=== Listing ===

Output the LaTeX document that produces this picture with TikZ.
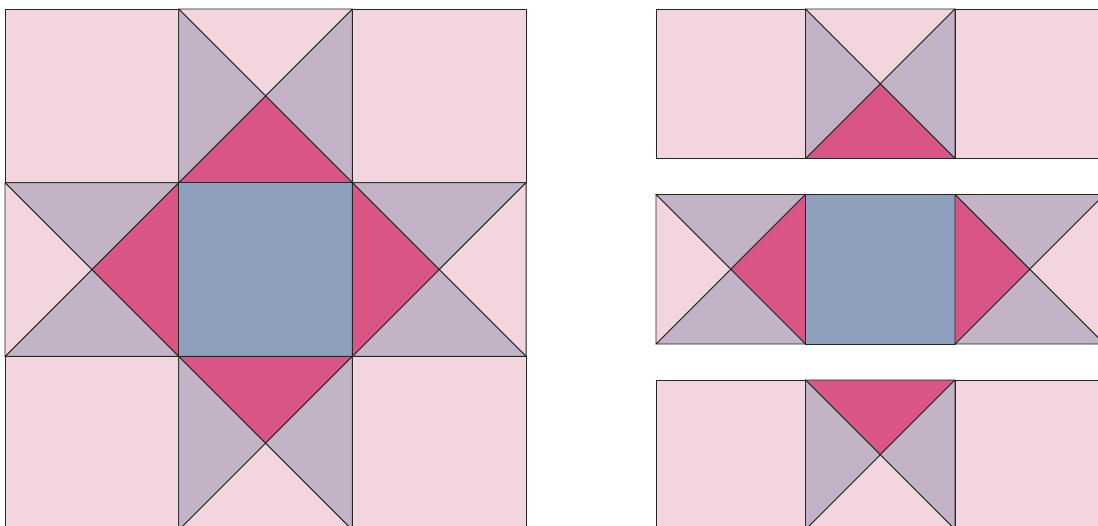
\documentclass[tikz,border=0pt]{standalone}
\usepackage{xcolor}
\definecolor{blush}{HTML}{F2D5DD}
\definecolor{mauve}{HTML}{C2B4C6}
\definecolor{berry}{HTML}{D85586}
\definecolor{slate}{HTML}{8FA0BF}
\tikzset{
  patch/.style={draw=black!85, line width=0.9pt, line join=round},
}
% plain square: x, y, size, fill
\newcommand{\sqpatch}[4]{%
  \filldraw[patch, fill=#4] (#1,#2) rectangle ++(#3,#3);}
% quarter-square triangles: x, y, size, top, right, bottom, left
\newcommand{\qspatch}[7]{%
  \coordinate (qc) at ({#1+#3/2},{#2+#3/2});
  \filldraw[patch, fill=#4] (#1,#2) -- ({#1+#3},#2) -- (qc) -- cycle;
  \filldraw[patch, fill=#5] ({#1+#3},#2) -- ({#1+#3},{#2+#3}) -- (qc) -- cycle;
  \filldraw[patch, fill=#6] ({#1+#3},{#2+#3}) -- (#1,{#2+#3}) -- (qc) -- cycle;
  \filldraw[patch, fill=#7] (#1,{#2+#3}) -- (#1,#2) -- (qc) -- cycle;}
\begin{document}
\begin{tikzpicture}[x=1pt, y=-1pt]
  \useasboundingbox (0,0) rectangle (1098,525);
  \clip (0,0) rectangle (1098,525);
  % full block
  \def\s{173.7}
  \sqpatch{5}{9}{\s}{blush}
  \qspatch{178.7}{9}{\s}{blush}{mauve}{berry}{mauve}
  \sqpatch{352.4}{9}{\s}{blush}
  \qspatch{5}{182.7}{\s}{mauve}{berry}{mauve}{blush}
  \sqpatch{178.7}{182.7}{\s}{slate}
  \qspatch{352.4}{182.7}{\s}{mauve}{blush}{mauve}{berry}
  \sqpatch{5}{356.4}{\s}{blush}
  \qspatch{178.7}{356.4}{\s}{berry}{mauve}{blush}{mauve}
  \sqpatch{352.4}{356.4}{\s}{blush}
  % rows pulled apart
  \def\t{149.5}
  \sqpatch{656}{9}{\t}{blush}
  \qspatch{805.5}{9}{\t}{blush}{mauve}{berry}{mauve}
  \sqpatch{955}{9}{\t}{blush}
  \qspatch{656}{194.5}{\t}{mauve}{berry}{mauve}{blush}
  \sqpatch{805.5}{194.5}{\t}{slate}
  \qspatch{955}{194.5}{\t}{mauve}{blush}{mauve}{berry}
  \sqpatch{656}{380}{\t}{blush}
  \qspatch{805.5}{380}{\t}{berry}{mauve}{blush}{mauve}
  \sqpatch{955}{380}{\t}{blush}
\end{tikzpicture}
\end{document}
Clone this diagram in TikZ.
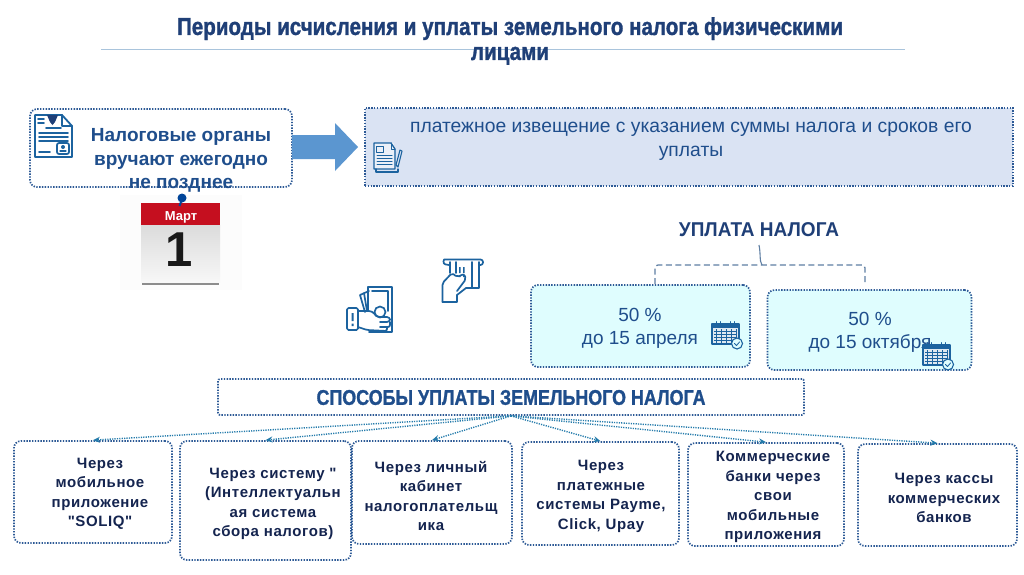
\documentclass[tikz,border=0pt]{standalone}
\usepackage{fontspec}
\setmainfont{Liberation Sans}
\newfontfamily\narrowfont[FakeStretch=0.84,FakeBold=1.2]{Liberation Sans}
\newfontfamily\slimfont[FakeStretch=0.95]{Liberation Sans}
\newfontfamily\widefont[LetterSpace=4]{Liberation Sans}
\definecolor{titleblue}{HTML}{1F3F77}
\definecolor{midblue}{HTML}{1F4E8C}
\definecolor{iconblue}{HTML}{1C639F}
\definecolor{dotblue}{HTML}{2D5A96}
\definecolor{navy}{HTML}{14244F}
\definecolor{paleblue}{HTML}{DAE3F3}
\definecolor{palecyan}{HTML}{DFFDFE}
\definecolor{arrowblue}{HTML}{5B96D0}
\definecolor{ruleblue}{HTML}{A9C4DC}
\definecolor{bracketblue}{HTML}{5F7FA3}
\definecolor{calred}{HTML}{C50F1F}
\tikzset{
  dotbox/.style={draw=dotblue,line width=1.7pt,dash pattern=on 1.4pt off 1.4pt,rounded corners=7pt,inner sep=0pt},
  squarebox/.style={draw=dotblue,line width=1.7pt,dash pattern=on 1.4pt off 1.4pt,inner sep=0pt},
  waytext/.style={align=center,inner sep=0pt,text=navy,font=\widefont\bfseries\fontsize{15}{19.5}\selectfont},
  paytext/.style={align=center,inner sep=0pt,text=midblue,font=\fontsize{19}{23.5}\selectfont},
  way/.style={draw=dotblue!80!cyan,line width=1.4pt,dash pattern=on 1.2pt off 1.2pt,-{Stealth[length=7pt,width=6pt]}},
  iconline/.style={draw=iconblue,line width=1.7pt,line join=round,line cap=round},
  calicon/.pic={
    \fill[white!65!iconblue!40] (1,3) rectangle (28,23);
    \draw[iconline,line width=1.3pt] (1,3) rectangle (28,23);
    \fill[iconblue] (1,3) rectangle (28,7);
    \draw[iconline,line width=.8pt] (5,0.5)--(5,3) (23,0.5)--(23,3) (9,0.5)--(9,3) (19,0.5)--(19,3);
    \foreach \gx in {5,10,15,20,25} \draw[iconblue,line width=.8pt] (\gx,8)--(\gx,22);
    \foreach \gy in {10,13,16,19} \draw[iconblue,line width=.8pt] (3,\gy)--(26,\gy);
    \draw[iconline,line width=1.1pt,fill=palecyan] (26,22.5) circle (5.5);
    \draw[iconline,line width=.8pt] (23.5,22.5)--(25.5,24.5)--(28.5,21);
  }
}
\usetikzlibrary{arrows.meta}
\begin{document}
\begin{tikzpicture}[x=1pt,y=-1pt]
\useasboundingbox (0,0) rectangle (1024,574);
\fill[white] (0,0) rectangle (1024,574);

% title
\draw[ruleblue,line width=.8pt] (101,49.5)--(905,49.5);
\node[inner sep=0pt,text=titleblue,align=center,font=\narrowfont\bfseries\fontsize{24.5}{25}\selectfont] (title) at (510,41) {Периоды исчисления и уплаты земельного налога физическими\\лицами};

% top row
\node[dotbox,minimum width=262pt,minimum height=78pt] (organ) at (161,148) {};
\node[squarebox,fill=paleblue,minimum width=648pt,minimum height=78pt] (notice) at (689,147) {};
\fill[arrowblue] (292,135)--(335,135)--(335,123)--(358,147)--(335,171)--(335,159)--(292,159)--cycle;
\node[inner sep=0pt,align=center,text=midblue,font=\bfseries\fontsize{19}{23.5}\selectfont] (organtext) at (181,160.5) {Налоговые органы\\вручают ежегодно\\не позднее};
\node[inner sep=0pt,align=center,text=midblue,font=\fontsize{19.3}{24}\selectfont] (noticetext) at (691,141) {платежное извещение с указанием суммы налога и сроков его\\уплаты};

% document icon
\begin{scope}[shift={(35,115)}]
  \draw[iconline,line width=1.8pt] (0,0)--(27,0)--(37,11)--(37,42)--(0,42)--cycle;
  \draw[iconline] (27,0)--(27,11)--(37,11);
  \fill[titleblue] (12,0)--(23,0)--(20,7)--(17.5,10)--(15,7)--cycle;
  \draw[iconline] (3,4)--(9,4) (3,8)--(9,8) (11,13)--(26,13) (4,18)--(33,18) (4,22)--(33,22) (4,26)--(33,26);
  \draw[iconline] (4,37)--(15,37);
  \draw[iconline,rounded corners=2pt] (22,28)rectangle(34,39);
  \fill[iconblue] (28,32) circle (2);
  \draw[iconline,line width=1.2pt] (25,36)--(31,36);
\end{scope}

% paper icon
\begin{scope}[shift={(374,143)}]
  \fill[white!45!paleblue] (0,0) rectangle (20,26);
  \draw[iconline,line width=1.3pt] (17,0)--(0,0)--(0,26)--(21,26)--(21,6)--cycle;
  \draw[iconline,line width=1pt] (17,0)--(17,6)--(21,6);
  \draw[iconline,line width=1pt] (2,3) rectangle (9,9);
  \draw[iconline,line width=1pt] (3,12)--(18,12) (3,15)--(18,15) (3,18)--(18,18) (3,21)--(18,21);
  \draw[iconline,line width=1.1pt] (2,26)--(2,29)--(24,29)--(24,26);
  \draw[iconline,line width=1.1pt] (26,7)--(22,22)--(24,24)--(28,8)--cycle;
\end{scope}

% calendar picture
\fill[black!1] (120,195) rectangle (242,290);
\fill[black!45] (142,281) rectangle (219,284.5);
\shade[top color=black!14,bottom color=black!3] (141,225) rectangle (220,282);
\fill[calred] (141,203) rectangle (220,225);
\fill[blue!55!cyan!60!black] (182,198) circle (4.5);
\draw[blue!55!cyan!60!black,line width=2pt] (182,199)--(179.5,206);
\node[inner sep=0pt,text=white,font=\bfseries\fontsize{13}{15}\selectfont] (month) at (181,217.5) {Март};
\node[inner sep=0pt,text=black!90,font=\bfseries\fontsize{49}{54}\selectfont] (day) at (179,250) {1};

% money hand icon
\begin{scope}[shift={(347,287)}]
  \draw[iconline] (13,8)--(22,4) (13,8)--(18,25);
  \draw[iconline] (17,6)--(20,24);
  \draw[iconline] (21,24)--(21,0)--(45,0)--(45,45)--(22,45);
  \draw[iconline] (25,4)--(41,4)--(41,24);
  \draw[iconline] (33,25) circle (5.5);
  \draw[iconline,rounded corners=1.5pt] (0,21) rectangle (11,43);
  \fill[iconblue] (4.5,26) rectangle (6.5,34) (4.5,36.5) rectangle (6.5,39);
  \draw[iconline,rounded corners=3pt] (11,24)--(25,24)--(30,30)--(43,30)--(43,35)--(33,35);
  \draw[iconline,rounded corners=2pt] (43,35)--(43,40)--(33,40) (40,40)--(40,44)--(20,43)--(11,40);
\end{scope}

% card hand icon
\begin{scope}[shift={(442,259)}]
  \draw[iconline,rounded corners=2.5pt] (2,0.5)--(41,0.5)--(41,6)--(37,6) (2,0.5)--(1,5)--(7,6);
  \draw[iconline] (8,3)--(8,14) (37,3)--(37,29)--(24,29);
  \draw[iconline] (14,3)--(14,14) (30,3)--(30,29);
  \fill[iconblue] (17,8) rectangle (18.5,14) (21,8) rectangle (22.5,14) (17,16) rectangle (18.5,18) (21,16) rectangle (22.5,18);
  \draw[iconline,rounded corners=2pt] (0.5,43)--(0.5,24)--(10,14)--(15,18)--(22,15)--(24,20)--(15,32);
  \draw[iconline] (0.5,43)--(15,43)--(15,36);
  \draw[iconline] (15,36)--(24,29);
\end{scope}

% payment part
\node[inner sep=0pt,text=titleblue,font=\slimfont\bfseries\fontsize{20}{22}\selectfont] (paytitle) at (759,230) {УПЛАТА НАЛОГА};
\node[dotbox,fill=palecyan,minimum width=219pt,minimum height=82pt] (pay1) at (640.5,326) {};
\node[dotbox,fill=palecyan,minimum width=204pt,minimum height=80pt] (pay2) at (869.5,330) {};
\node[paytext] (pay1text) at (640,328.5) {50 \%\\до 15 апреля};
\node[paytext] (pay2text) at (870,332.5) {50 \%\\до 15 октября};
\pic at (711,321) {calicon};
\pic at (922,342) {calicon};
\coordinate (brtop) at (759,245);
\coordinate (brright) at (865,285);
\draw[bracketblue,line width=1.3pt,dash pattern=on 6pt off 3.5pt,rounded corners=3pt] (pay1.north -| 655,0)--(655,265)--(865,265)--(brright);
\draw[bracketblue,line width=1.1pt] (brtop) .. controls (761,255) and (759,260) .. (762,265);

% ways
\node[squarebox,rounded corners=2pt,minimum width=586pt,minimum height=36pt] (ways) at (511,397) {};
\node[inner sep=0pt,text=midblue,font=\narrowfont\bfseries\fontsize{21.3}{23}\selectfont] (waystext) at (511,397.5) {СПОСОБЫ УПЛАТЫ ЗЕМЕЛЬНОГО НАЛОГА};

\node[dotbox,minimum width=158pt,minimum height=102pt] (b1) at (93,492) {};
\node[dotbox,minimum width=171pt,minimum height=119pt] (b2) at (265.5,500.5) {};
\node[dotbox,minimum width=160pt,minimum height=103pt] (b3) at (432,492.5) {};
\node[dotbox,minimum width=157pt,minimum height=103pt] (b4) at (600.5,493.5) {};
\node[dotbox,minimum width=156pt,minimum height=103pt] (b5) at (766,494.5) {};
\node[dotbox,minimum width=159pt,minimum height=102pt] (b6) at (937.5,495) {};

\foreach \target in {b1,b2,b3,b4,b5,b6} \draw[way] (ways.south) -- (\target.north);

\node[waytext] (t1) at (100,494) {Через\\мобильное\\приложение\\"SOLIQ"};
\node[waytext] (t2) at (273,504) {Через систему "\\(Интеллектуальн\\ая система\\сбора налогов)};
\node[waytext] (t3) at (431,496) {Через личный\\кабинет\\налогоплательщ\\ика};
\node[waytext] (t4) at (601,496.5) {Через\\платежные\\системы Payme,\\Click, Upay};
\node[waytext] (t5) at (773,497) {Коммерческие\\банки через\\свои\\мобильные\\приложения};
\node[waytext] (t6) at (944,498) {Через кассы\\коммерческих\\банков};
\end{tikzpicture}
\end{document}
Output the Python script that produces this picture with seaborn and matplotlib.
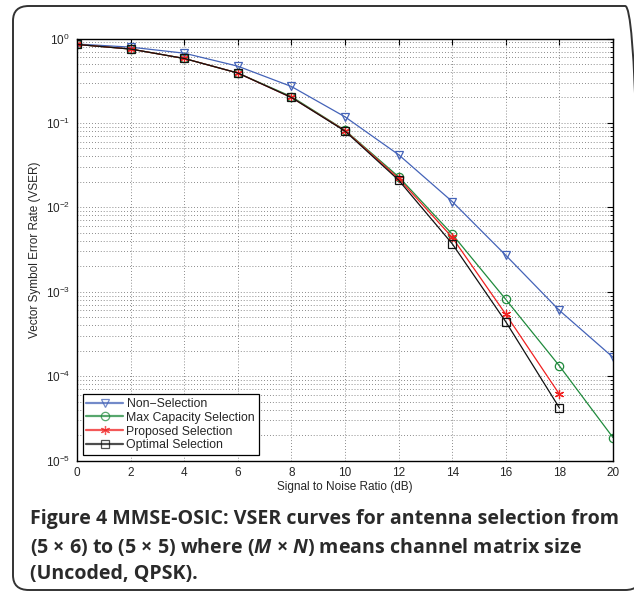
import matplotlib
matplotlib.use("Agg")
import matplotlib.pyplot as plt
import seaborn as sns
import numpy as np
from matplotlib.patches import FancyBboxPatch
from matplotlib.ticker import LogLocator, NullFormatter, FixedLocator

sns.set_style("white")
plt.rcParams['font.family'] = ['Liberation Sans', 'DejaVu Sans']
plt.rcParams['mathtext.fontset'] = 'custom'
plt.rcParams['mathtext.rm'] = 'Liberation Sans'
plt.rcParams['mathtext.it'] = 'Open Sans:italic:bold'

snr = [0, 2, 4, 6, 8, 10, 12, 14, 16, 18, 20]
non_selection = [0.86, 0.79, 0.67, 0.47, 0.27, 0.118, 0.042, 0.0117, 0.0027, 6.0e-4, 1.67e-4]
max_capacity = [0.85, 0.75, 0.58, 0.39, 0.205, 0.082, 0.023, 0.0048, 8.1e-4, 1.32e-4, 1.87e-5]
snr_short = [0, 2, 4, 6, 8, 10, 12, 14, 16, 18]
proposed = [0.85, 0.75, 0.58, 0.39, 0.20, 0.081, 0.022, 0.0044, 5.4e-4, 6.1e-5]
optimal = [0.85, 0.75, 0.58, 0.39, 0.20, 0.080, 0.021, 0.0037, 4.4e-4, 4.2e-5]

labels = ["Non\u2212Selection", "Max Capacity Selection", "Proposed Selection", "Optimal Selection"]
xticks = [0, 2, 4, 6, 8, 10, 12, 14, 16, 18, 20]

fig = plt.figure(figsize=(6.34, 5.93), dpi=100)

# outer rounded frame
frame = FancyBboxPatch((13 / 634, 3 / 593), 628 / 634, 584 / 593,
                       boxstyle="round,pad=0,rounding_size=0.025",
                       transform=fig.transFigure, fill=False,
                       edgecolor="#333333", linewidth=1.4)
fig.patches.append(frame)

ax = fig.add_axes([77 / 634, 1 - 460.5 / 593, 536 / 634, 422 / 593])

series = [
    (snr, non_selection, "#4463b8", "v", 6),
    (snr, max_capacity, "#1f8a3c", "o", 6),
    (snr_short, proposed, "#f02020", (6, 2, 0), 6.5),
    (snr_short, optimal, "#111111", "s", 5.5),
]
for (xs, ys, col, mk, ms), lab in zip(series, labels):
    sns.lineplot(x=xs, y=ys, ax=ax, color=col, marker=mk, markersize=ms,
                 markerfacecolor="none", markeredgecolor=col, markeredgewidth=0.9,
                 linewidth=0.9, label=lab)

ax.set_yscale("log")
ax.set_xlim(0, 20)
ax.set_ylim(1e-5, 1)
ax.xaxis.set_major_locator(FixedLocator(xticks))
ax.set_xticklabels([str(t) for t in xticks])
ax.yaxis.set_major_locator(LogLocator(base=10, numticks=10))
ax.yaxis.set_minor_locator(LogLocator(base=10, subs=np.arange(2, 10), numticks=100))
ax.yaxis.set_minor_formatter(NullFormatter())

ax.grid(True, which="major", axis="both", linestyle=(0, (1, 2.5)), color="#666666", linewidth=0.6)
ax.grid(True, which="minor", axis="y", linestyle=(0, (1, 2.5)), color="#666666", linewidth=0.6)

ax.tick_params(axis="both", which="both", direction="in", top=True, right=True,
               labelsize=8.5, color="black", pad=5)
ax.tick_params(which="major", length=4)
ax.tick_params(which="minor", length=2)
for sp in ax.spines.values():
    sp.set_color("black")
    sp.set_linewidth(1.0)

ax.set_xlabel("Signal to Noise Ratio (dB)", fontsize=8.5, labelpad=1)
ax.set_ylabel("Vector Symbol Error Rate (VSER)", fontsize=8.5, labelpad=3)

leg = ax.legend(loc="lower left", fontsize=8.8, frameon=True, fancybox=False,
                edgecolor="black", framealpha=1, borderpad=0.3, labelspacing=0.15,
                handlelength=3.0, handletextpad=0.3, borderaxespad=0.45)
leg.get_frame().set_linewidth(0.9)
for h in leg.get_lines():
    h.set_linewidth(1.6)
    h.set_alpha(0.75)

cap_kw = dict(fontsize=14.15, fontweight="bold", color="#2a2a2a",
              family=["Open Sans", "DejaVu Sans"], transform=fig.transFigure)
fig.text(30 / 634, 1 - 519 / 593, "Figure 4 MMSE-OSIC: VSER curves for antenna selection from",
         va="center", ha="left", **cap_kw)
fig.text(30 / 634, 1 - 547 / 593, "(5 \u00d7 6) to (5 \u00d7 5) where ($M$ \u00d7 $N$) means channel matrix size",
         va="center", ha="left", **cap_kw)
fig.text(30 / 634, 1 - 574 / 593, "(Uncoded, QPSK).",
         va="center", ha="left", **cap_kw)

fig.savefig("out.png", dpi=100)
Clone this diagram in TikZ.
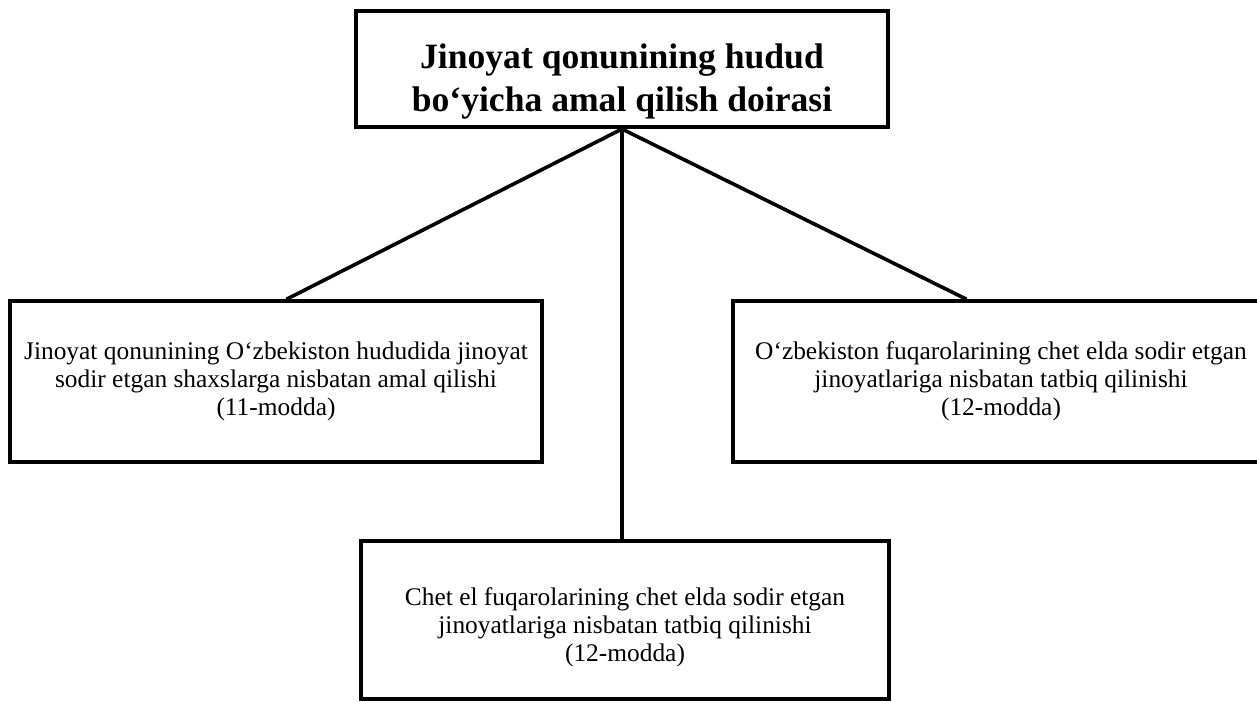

===

**Task:** State only the count of lines above that hold the string "with".

**Answer:** 2